== Given data ==
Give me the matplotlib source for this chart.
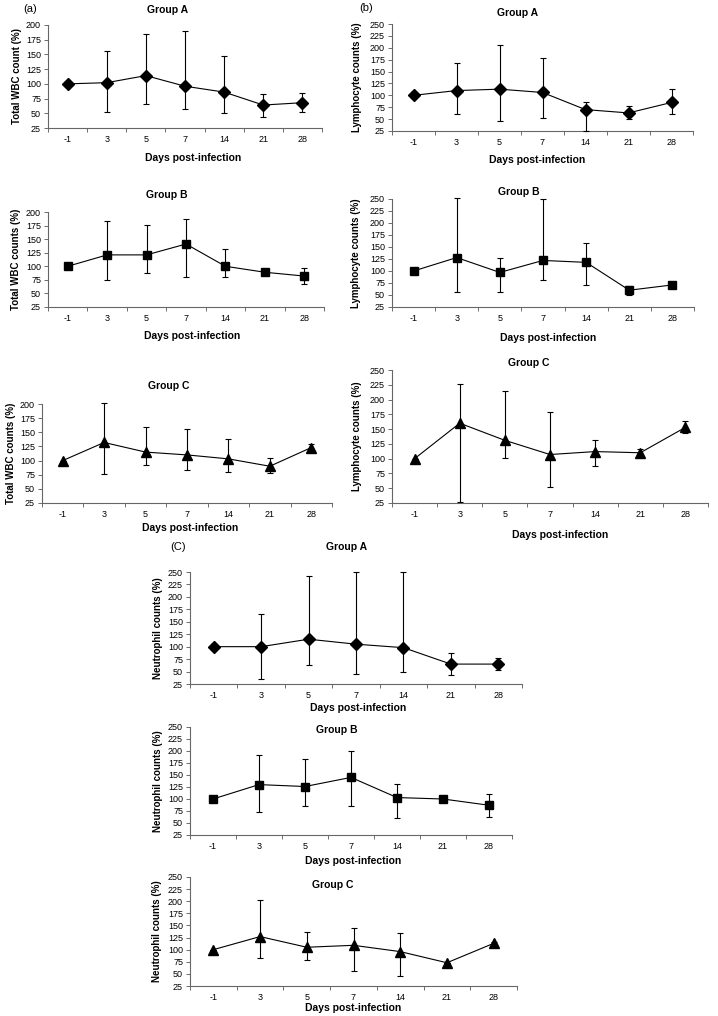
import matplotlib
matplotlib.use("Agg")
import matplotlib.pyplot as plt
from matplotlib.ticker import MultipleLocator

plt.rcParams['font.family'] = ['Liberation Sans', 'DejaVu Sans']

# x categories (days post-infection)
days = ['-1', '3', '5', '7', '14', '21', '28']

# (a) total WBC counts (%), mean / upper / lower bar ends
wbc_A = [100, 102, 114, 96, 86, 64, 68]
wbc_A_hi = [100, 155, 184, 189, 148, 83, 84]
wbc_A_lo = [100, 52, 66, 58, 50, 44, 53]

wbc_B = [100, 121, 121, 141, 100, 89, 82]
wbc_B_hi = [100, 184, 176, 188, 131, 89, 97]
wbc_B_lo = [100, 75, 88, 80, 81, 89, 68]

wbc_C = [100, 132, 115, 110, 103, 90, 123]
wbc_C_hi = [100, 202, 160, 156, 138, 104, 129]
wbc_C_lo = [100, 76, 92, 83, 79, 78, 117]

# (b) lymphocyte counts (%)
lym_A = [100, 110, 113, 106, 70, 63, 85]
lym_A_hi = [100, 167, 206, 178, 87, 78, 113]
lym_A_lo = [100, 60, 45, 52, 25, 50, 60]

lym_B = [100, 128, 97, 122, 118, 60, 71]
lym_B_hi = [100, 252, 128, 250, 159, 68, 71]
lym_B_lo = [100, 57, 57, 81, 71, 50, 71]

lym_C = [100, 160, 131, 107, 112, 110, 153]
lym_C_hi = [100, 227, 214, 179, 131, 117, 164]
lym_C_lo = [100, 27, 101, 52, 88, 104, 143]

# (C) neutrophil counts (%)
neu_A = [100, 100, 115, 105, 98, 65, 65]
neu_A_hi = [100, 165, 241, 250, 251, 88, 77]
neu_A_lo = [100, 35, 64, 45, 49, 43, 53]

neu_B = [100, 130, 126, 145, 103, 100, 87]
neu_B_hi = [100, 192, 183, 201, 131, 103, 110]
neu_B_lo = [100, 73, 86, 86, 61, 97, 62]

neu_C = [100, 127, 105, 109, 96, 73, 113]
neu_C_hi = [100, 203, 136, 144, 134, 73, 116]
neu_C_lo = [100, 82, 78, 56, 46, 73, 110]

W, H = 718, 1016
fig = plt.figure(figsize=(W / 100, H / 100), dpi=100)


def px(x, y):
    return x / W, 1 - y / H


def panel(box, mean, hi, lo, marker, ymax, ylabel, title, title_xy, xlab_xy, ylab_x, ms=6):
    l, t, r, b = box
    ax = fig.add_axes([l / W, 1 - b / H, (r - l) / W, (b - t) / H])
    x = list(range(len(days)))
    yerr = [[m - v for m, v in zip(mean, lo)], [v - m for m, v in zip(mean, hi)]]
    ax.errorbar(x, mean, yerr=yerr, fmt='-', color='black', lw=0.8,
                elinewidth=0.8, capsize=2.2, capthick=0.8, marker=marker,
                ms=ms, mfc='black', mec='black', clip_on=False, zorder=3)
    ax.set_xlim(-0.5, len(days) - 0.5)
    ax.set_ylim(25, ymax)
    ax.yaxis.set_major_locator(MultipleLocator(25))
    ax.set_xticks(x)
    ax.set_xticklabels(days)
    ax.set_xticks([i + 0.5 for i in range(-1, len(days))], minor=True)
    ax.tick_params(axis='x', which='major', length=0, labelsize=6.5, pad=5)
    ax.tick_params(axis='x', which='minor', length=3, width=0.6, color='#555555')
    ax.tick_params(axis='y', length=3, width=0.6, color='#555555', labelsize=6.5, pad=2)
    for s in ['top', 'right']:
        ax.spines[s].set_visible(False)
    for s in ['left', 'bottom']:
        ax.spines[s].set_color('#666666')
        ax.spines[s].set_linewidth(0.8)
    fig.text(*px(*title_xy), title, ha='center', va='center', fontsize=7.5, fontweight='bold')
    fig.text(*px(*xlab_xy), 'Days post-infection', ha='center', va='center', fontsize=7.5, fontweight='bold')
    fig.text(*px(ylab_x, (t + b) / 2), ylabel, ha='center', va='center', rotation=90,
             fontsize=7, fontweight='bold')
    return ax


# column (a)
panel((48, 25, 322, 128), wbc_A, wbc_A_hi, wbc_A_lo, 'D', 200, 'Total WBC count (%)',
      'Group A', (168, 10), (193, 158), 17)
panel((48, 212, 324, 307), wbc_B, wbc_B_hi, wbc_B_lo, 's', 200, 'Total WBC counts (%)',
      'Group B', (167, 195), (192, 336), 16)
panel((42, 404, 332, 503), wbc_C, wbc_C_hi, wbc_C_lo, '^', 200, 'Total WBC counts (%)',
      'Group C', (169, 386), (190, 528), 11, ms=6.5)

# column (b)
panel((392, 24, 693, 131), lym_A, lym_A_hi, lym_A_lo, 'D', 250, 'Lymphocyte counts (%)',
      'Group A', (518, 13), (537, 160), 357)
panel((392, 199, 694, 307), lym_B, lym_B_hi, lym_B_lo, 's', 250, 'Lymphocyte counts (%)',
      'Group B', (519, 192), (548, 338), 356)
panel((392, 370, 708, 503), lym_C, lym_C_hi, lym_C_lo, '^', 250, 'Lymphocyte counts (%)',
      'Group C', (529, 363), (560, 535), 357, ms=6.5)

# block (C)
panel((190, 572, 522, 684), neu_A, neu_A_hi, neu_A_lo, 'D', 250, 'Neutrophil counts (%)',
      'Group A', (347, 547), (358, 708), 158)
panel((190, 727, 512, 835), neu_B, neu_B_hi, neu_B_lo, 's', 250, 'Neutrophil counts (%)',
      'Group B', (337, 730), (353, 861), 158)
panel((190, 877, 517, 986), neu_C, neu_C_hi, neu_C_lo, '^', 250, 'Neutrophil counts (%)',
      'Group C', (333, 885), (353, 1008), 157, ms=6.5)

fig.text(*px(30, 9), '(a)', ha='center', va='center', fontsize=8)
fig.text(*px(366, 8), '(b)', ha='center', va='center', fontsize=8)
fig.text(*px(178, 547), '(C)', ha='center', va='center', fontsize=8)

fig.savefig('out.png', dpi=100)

== Task to carry out ==
Pictures are excluded: retype only the lines from the beginning of the listing above through the line with "lym_B_lo = [100, 57, 57, 81, 71, 50, 71]", both included.

== Reply ==
Give me the matplotlib source for this chart.
import matplotlib
matplotlib.use("Agg")
import matplotlib.pyplot as plt
from matplotlib.ticker import MultipleLocator

plt.rcParams['font.family'] = ['Liberation Sans', 'DejaVu Sans']

# x categories (days post-infection)
days = ['-1', '3', '5', '7', '14', '21', '28']

# (a) total WBC counts (%), mean / upper / lower bar ends
wbc_A = [100, 102, 114, 96, 86, 64, 68]
wbc_A_hi = [100, 155, 184, 189, 148, 83, 84]
wbc_A_lo = [100, 52, 66, 58, 50, 44, 53]

wbc_B = [100, 121, 121, 141, 100, 89, 82]
wbc_B_hi = [100, 184, 176, 188, 131, 89, 97]
wbc_B_lo = [100, 75, 88, 80, 81, 89, 68]

wbc_C = [100, 132, 115, 110, 103, 90, 123]
wbc_C_hi = [100, 202, 160, 156, 138, 104, 129]
wbc_C_lo = [100, 76, 92, 83, 79, 78, 117]

# (b) lymphocyte counts (%)
lym_A = [100, 110, 113, 106, 70, 63, 85]
lym_A_hi = [100, 167, 206, 178, 87, 78, 113]
lym_A_lo = [100, 60, 45, 52, 25, 50, 60]

lym_B = [100, 128, 97, 122, 118, 60, 71]
lym_B_hi = [100, 252, 128, 250, 159, 68, 71]
lym_B_lo = [100, 57, 57, 81, 71, 50, 71]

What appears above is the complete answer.